Testing a backup before it’s the only copy
Because corruption is silent, the practical fix is testing rather than trust. That generally means:
- Attempting a real restore. Loading the backup into wallet software (ideally on a separate, offline device) and confirming it produces the expected addresses is a far stronger check than just confirming the file exists.
- Comparing against a known reference. If the backup is meant to recreate a specific wallet, checking that a generated address matches one already recorded elsewhere can catch subtle corruption.
- Keeping more than one copy in different locations. Redundancy protects against a single point of failure — a flooded drawer, a failed drive, or one corrupted file no longer means total loss.
The same logic that applies to verifying a seed phrase backup applies here: a backup that has never been tested is an assumption, not a guarantee. This matters more in cold storage setups, where the backup file or seed phrase may be the only route back into funds if the primary device is lost or destroyed.

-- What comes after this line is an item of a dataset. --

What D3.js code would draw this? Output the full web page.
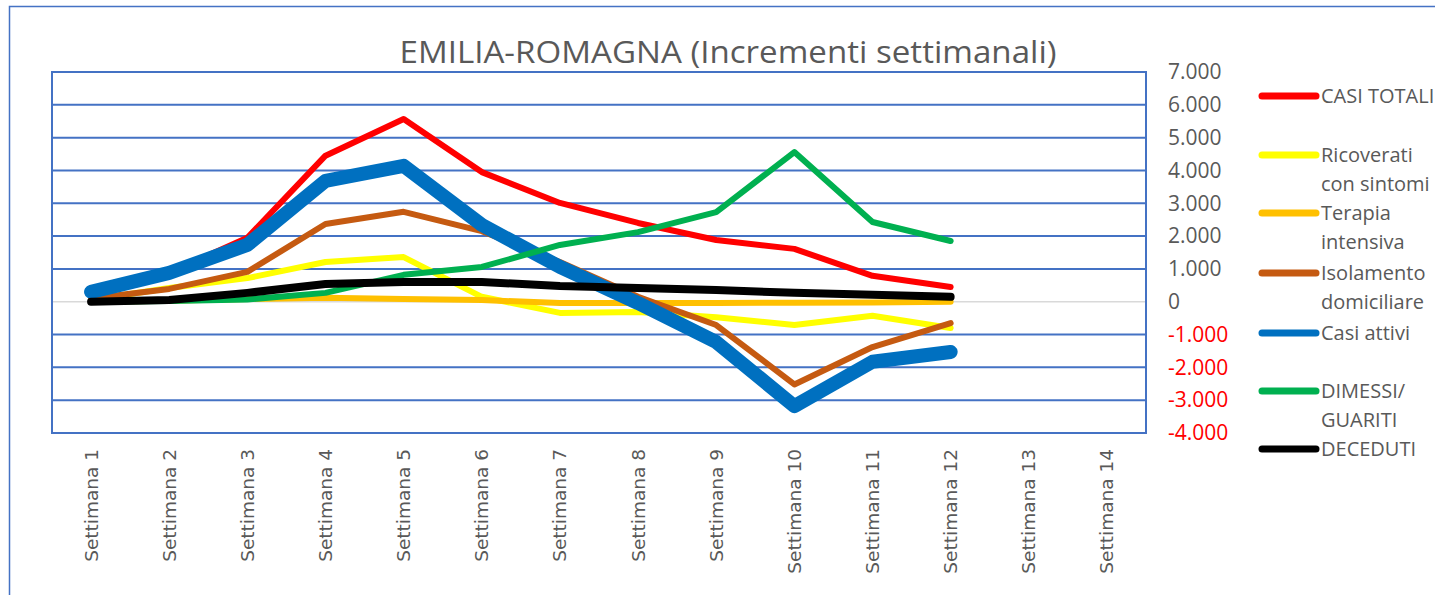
<!DOCTYPE html>
<html>
<head>
<meta charset="utf-8">
<script src="https://cdn.jsdelivr.net/npm/d3@7"></script>
<style>
  html, body { margin: 0; padding: 0; background: #fff; }
  svg { display: block; }
</style>
</head>
<body>
<svg id="chart" width="1435" height="595"></svg>
<script>
// settimane (categorie asse x)
const weeks = d3.range(1, 15).map(d => 'Settimana ' + d)
const yTicks = d3.range(-4000, 7001, 1000)

// incrementi settimanali (settimane 1-12)
const casiTotali   = [300, 880, 1950, 4450, 5570, 3950, 3010, 2400, 1880, 1610, 790, 450]
const ricoverati   = [50, 420, 720, 1210, 1360, 150, -340, -310, -470, -710, -430, -800]
const terapia      = [0, 30, 80, 120, 80, 50, -40, -40, -40, -30, -20, 0]
const isolamento   = [100, 390, 910, 2370, 2740, 2150, 1210, 150, -710, -2520, -1380, -650]
const casiAttivi   = [300, 880, 1730, 3680, 4140, 2340, 1060, -40, -1230, -3180, -1830, -1530]
const dimessi      = [0, 20, 70, 270, 820, 1060, 1730, 2120, 2730, 4560, 2430, 1850]
const deceduti     = [0, 50, 270, 540, 600, 600, 480, 420, 360, 270, 210, 150]

const seriesNames = [['CASI TOTALI'], ['Ricoverati', 'con sintomi'], ['Terapia', 'intensiva'],
  ['Isolamento', 'domiciliare'], ['Casi attivi'], ['DIMESSI/', 'GUARITI'], ['DECEDUTI']]
const seriesColors = ['#ff0000', '#ffff00', '#ffc000', '#c55a11', '#0070c0', '#00b050', '#000000']
const seriesValues = [casiTotali, ricoverati, terapia, isolamento, casiAttivi, dimessi, deceduti]

const series = seriesNames.map((name, i) => ({
  name: name, color: seriesColors[i], values: seriesValues[i]
}))

const blue = '#4472c4'
const grey = '#595959'
const font = '"Open Sans", "Noto Sans", sans-serif'

const svg = d3.select('#chart')
const plot = {left: 52, top: 72, right: 1146, bottom: 433}

// bordo esterno
svg.append('rect')
  .attr('x', 9.5).attr('y', 6.5)
  .attr('width', 1500).attr('height', 700)
  .attr('fill', 'none').attr('stroke', blue).attr('stroke-width', 1.5)

const x = d3.scaleBand().domain(weeks).range([plot.left, plot.right]).padding(0)
const y = d3.scaleLinear().domain([-4000, 7000]).range([plot.bottom, plot.top])

const it = d3.formatLocale({decimal: ',', thousands: '.', grouping: [3], currency: ['', '€'], minus: '-'})
const fmt = it.format(',.0f')

// griglia
svg.append('g')
  .selectAll('line')
  .data(yTicks)
  .join('line')
  .attr('x1', plot.left).attr('x2', plot.right)
  .attr('y1', d => y(d)).attr('y2', d => y(d))
  .attr('stroke', d => d === 0 ? '#d9d9d9' : blue)
  .attr('stroke-width', d => d === 0 ? 1.5 : 2)

svg.append('rect')
  .attr('x', plot.left).attr('y', plot.top)
  .attr('width', plot.right - plot.left).attr('height', plot.bottom - plot.top)
  .attr('fill', 'none').attr('stroke', blue).attr('stroke-width', 2)

// asse y a destra
const yAxis = svg.append('g')
  .attr('transform', `translate(${plot.right + 22},0)`)
  .call(d3.axisRight(y).tickValues(yTicks).tickFormat(fmt).tickSize(0).tickPadding(0))
yAxis.select('.domain').remove()
yAxis.selectAll('text')
  .attr('font-family', font).attr('font-size', 21)
  .attr('fill', d => d < 0 ? '#ff0000' : grey)

// asse x
const xAxis = svg.append('g')
  .attr('transform', `translate(0,${plot.bottom})`)
  .call(d3.axisBottom(x).tickSize(0).tickPadding(0))
xAxis.select('.domain').remove()
xAxis.selectAll('text')
  .attr('font-family', '"DejaVu Sans", sans-serif').attr('font-size', 18.5)
  .attr('fill', grey)
  .attr('transform', 'rotate(-90)')
  .attr('text-anchor', 'end')
  .attr('x', -16).attr('y', 0).attr('dy', '0.35em')

// linee
const line = d3.line()
  .x((d, i) => x(weeks[i]) + x.bandwidth() / 2)
  .y(d => y(d))

const widths = [6, 6, 6, 6, 14, 6, 8]
svg.append('g')
  .selectAll('path')
  .data(series)
  .join('path')
  .attr('fill', 'none')
  .attr('stroke', d => d.color)
  .attr('stroke-width', (d, i) => widths[i])
  .attr('stroke-linejoin', 'round')
  .attr('stroke-linecap', 'round')
  .attr('d', d => line(d.values))

// titolo
svg.append('text')
  .attr('x', 728).attr('y', 63)
  .attr('text-anchor', 'middle')
  .attr('font-family', font).attr('font-size', 31)
  .attr('textLength', 657).attr('lengthAdjust', 'spacingAndGlyphs')
  .attr('fill', grey)
  .text('EMILIA-ROMAGNA (Incrementi settimanali)')

// legenda
const legendY = [96, 155, 213, 273, 333, 391, 449]
const legend = svg.append('g')
  .selectAll('g')
  .data(series)
  .join('g')
  .attr('transform', (d, i) => `translate(1262,${legendY[i]})`)
legend.append('line')
  .attr('x1', 0).attr('x2', 54)
  .attr('stroke', d => d.color).attr('stroke-width', 7)
  .attr('stroke-linecap', 'round')
legend.append('text')
  .attr('font-family', font).attr('font-size', 20)
  .attr('fill', grey)
  .selectAll('tspan')
  .data(d => d.name)
  .join('tspan')
  .attr('x', 59)
  .attr('y', (d, i) => i * 29)
  .attr('dy', '0.35em')
  .text(d => d)
</script>
</body>
</html>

What this means for self-custody generally
Self-custody puts the entire responsibility for backup integrity on the holder, with no customer service line to call if a file turns out to be unusable. Depending on the wallet and what information was actually preserved, recovery without a working backup may be extremely limited or impossible — crypto transactions are irreversible, and lost access to keys generally means permanently lost access to funds. There’s no FDIC or SIPC protection that reverses this kind of loss.
The takeaway
A backup file is only as good as its last successful test. Treating a backup as reliable simply because it exists — rather than because it has been verified to actually restore a wallet — is one of the more common and preventable ways self-custody can go wrong.